Go through the records below from the first line and print each one exactly, stopping after the line that contains "from bokeh.resources import INLINE". Do not print pictures or anything past that line.

# # # #

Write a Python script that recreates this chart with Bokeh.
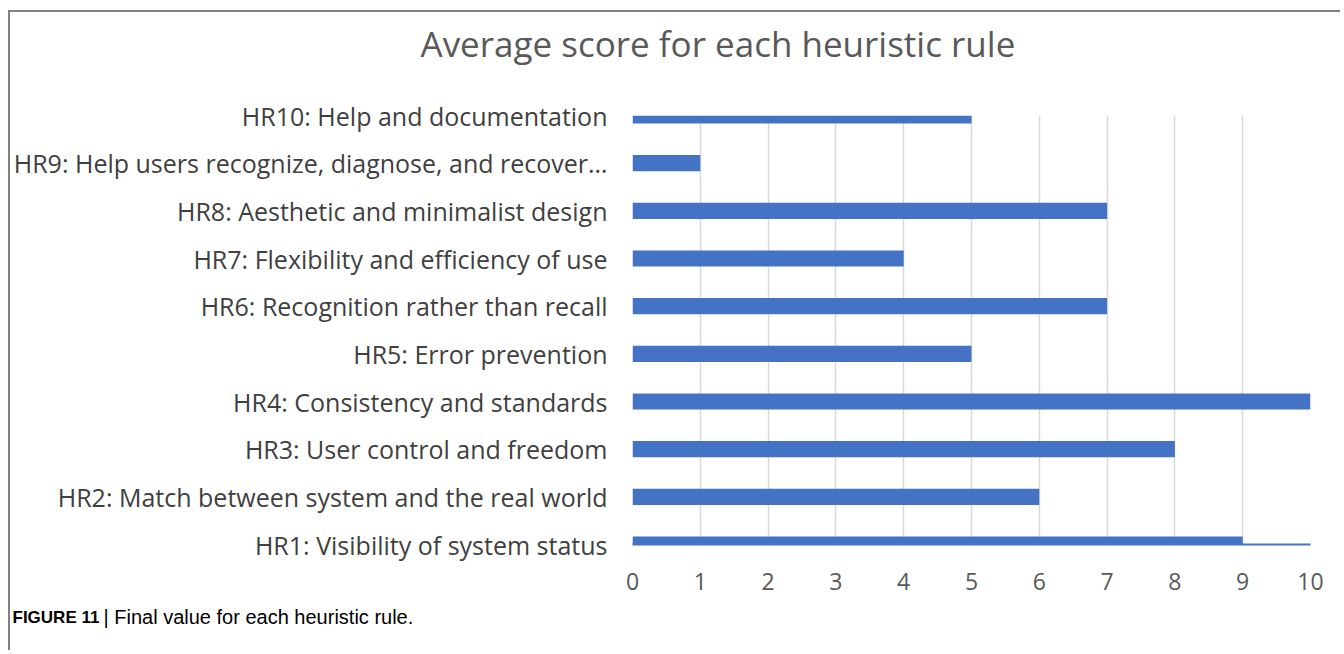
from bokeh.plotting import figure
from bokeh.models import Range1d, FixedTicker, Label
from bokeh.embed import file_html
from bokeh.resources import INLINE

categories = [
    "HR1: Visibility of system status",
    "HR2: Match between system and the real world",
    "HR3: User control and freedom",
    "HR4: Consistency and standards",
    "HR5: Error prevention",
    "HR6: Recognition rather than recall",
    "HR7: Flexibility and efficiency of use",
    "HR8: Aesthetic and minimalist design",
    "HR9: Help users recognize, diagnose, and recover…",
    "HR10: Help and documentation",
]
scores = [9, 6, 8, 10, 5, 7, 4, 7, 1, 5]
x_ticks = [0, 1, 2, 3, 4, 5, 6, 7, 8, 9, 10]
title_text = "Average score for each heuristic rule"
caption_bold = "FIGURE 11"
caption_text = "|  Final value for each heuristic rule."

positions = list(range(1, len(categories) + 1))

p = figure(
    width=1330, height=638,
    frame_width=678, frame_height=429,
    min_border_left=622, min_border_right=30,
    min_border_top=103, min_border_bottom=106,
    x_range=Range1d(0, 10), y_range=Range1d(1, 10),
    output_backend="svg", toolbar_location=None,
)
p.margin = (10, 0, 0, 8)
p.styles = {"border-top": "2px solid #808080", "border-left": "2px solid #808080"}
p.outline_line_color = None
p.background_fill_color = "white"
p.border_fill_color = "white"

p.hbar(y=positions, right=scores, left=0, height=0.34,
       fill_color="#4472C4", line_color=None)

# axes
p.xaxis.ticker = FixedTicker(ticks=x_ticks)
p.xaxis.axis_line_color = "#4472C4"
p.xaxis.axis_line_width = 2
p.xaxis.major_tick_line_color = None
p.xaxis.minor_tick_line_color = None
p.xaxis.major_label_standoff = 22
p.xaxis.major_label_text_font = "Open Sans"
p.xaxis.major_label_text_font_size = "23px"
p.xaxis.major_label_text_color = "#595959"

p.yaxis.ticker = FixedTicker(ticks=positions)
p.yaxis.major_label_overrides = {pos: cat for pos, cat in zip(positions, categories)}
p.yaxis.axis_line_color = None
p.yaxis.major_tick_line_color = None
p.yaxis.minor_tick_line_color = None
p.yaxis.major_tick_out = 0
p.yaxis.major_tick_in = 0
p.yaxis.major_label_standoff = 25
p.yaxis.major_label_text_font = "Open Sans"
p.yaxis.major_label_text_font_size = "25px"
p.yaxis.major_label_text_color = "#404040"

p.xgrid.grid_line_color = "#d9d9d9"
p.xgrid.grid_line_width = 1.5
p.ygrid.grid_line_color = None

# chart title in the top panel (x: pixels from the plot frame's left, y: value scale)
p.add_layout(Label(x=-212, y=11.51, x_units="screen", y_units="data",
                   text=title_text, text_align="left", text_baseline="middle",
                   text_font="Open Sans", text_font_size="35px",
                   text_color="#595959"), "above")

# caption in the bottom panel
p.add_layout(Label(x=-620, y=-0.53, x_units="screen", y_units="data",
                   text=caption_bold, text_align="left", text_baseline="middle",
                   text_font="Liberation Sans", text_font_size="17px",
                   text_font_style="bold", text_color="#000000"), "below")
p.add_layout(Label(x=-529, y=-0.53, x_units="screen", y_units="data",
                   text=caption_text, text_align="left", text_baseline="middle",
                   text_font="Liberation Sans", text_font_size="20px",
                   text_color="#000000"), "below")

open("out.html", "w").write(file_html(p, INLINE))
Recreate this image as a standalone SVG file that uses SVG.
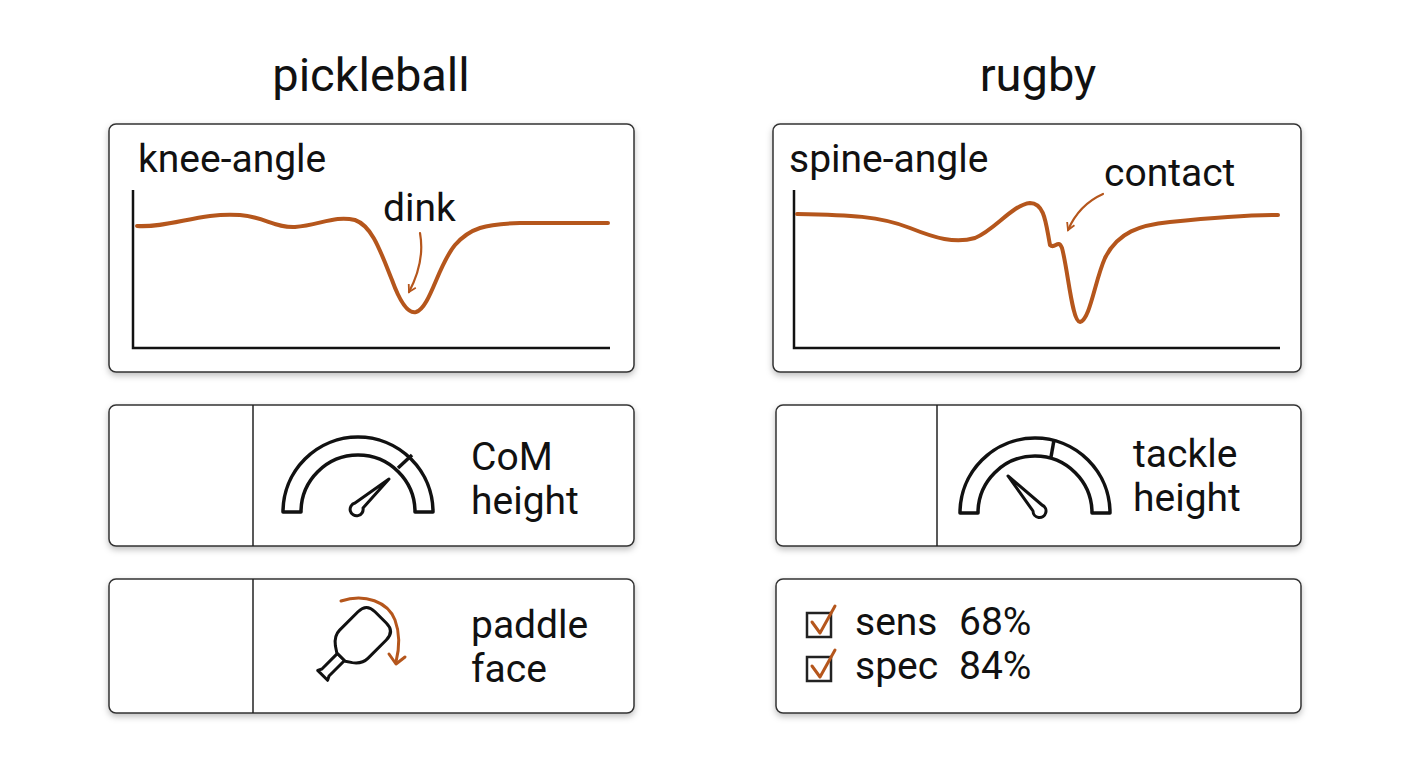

# # # #

(Worked answer):
Write a Python script that recreates this chart with Bokeh.
from bokeh.plotting import figure
from bokeh.models import Range1d, FixedTicker, Label
from bokeh.embed import file_html
from bokeh.resources import INLINE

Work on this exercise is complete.